• _Given task_: Both boundary lines count: repeat, exactly and alone, the lines from the one containing "Give me the" to the one containing "87.2, 88.4, 89.413];", with pictures left out.

• _Dataset records_:
▼▼▼

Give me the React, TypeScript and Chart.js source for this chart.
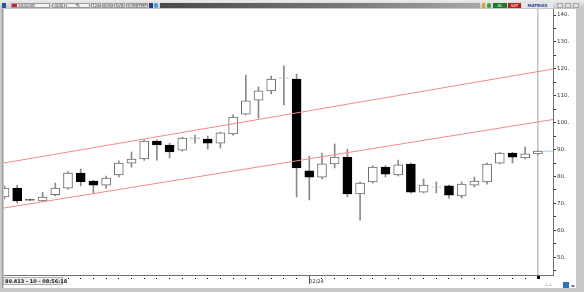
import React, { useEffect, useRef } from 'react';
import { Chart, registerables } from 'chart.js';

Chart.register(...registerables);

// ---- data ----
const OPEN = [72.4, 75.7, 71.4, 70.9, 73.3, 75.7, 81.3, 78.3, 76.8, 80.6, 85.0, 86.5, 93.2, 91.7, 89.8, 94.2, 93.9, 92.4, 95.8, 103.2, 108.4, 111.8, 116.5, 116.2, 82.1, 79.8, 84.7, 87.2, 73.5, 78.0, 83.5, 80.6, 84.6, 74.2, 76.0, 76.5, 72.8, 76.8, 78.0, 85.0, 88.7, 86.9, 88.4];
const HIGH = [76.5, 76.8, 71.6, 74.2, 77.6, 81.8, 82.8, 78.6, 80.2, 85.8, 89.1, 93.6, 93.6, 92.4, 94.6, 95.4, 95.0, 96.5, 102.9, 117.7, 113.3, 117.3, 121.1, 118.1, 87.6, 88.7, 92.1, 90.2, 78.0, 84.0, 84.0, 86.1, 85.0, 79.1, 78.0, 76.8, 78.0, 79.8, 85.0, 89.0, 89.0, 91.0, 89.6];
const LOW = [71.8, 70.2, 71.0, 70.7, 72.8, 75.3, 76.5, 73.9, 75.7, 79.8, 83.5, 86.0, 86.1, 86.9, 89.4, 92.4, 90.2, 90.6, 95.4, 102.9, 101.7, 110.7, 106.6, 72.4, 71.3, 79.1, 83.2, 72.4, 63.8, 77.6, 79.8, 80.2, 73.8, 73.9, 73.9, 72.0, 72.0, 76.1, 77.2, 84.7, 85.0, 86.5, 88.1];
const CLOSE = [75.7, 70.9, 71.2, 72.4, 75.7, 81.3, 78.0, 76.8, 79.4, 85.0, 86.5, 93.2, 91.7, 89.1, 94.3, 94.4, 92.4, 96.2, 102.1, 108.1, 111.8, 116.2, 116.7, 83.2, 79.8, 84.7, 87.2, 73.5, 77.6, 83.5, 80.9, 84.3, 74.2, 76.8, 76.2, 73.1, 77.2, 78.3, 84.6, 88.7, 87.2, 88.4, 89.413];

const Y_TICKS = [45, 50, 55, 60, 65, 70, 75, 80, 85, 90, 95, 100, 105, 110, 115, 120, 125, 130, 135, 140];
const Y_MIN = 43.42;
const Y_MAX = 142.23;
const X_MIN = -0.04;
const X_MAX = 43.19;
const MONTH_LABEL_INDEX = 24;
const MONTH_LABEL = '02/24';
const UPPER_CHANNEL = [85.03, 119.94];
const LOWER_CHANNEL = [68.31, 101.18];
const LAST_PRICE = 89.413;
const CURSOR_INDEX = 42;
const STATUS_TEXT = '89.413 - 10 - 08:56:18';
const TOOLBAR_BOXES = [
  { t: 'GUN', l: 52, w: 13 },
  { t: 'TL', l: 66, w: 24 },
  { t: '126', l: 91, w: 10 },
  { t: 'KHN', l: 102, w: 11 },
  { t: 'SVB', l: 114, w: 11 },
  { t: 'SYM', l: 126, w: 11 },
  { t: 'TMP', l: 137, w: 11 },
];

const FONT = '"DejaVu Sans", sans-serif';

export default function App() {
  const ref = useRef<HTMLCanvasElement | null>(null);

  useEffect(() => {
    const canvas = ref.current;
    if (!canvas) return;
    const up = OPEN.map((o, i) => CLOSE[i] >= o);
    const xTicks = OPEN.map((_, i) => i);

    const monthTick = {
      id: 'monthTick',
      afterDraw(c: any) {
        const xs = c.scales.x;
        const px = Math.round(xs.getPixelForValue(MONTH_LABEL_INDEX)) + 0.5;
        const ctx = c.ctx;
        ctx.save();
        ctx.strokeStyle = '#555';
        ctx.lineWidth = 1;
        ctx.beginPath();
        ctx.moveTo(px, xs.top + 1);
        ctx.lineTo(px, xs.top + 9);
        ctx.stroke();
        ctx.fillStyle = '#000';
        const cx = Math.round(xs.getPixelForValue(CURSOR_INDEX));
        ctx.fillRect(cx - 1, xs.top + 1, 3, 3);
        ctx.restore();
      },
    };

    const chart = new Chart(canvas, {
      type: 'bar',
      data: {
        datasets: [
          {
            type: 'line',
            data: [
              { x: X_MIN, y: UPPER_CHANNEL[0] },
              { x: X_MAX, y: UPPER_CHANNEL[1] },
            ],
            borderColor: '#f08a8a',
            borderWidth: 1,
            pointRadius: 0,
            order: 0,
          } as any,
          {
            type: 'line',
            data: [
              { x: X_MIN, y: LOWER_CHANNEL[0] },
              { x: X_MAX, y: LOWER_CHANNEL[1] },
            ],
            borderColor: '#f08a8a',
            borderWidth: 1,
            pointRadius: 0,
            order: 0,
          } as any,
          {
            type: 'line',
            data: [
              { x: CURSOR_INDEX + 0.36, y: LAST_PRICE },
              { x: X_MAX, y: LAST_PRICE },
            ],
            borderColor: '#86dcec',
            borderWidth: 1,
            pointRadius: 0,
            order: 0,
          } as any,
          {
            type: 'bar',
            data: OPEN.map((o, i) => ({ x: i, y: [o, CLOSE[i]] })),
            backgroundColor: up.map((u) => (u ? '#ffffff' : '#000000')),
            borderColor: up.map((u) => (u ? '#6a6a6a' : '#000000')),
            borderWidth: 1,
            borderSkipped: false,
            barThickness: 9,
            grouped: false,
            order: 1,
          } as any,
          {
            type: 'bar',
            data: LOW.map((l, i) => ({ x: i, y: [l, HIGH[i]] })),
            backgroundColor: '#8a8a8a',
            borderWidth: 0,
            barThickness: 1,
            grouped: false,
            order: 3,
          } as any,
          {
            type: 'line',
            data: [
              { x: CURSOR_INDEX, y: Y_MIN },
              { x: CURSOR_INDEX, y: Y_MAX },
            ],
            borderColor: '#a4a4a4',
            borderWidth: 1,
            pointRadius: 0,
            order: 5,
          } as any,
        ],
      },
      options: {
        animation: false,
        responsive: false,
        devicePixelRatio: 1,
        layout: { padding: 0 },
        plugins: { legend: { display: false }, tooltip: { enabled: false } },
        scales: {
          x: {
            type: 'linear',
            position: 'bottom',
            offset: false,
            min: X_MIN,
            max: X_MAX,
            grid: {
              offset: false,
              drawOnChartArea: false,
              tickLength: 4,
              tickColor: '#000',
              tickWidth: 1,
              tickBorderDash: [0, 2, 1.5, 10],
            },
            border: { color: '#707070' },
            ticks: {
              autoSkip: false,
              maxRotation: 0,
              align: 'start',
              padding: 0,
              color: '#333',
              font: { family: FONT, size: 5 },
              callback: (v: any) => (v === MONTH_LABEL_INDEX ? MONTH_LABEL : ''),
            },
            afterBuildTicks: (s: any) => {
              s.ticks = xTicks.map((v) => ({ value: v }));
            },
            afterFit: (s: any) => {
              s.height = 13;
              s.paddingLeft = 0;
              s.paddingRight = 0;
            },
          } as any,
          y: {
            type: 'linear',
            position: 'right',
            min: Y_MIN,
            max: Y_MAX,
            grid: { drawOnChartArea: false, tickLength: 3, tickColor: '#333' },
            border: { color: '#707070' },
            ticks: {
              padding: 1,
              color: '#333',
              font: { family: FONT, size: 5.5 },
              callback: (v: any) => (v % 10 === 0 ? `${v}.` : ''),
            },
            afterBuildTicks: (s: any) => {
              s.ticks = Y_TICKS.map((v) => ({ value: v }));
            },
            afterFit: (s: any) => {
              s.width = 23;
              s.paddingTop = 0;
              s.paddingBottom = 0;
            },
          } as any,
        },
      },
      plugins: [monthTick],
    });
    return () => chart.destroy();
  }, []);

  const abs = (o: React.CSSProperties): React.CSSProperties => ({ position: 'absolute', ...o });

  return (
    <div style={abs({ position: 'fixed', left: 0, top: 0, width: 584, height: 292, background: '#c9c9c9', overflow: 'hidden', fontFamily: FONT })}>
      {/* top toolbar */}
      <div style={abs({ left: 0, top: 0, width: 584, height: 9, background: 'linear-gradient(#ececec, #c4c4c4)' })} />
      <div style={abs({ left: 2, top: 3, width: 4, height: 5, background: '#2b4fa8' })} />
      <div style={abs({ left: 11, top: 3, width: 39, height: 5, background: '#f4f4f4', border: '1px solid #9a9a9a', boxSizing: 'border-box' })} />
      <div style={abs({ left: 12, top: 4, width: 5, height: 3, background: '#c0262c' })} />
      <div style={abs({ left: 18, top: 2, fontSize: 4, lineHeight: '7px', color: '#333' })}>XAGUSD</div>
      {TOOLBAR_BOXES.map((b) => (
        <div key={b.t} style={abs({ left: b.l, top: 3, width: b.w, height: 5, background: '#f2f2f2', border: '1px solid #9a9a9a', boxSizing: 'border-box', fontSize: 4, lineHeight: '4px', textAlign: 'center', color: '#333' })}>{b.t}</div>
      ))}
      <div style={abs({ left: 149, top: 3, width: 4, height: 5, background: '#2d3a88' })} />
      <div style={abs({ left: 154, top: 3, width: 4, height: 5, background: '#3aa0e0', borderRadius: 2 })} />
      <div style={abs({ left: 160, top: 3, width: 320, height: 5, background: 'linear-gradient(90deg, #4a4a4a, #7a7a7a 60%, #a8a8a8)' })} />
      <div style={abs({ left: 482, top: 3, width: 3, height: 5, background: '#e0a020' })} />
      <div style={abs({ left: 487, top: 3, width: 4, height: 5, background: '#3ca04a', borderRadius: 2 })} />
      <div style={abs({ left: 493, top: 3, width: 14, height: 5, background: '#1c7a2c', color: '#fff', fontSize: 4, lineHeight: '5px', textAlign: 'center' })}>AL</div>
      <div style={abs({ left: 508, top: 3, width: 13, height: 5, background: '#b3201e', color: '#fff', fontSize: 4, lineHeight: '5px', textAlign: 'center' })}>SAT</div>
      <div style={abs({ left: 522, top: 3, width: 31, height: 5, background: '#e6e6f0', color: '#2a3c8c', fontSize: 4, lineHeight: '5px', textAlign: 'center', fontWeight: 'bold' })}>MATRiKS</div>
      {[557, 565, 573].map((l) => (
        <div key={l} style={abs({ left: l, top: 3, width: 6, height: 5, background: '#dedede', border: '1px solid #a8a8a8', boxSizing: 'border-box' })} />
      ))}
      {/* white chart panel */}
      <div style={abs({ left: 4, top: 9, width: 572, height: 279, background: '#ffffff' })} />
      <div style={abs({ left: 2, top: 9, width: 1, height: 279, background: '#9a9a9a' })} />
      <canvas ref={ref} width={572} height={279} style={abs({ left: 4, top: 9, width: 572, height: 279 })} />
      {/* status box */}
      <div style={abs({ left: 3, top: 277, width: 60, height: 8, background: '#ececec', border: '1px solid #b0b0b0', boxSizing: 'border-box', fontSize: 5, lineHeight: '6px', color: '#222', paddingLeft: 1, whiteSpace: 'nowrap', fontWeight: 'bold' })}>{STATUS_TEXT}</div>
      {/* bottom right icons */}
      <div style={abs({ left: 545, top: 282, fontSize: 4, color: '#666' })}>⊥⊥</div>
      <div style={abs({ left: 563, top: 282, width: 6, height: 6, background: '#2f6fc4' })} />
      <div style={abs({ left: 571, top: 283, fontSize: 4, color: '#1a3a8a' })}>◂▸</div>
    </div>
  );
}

▲▲▲
▼▼▼

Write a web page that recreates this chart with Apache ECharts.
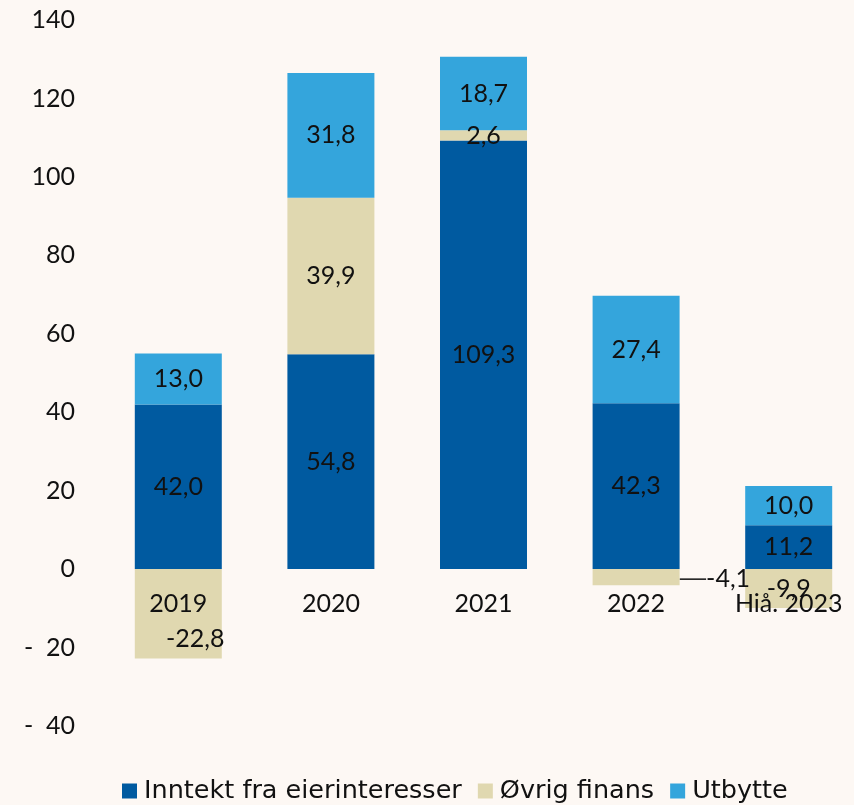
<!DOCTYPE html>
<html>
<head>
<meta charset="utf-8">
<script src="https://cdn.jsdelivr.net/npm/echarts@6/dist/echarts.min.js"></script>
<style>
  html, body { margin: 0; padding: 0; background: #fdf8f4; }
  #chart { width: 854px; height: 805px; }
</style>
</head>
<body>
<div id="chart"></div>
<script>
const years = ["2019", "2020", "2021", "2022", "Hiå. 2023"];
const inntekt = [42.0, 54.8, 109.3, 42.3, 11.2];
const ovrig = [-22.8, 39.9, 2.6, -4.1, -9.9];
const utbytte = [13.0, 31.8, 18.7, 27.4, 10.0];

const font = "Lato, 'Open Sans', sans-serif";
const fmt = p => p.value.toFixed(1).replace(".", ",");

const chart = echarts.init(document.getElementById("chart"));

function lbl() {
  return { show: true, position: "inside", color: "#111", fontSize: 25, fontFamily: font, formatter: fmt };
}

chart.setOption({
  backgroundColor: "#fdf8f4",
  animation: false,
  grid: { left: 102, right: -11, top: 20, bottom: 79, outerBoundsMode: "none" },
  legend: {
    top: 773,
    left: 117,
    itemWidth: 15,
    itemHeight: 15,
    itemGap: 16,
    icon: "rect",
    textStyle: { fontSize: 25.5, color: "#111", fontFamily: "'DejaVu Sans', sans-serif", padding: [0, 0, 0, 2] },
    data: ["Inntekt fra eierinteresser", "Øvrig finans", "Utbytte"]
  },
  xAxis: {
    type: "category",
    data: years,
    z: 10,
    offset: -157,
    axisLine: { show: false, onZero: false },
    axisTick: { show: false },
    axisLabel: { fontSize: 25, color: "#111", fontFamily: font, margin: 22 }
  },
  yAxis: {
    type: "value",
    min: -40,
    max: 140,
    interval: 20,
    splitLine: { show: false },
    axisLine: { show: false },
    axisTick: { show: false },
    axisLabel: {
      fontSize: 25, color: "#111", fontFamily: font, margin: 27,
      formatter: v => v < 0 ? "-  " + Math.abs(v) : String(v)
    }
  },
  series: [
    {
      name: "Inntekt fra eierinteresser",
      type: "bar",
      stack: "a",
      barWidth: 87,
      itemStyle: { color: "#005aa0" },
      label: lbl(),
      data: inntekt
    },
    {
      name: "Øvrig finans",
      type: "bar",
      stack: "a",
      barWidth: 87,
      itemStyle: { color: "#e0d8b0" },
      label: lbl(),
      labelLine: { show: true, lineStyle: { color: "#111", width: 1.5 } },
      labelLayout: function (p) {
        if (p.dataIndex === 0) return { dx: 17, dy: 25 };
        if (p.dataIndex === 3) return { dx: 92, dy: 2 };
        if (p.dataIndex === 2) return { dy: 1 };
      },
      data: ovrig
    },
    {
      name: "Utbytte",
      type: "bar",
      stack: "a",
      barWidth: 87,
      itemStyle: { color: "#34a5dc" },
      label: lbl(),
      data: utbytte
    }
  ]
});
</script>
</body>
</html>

▲▲▲

• _Written solution_:
Give me the React, TypeScript and Chart.js source for this chart.
import React, { useEffect, useRef } from 'react';
import { Chart, registerables } from 'chart.js';

Chart.register(...registerables);

// ---- data ----
const OPEN = [72.4, 75.7, 71.4, 70.9, 73.3, 75.7, 81.3, 78.3, 76.8, 80.6, 85.0, 86.5, 93.2, 91.7, 89.8, 94.2, 93.9, 92.4, 95.8, 103.2, 108.4, 111.8, 116.5, 116.2, 82.1, 79.8, 84.7, 87.2, 73.5, 78.0, 83.5, 80.6, 84.6, 74.2, 76.0, 76.5, 72.8, 76.8, 78.0, 85.0, 88.7, 86.9, 88.4];
const HIGH = [76.5, 76.8, 71.6, 74.2, 77.6, 81.8, 82.8, 78.6, 80.2, 85.8, 89.1, 93.6, 93.6, 92.4, 94.6, 95.4, 95.0, 96.5, 102.9, 117.7, 113.3, 117.3, 121.1, 118.1, 87.6, 88.7, 92.1, 90.2, 78.0, 84.0, 84.0, 86.1, 85.0, 79.1, 78.0, 76.8, 78.0, 79.8, 85.0, 89.0, 89.0, 91.0, 89.6];
const LOW = [71.8, 70.2, 71.0, 70.7, 72.8, 75.3, 76.5, 73.9, 75.7, 79.8, 83.5, 86.0, 86.1, 86.9, 89.4, 92.4, 90.2, 90.6, 95.4, 102.9, 101.7, 110.7, 106.6, 72.4, 71.3, 79.1, 83.2, 72.4, 63.8, 77.6, 79.8, 80.2, 73.8, 73.9, 73.9, 72.0, 72.0, 76.1, 77.2, 84.7, 85.0, 86.5, 88.1];
const CLOSE = [75.7, 70.9, 71.2, 72.4, 75.7, 81.3, 78.0, 76.8, 79.4, 85.0, 86.5, 93.2, 91.7, 89.1, 94.3, 94.4, 92.4, 96.2, 102.1, 108.1, 111.8, 116.2, 116.7, 83.2, 79.8, 84.7, 87.2, 73.5, 77.6, 83.5, 80.9, 84.3, 74.2, 76.8, 76.2, 73.1, 77.2, 78.3, 84.6, 88.7, 87.2, 88.4, 89.413];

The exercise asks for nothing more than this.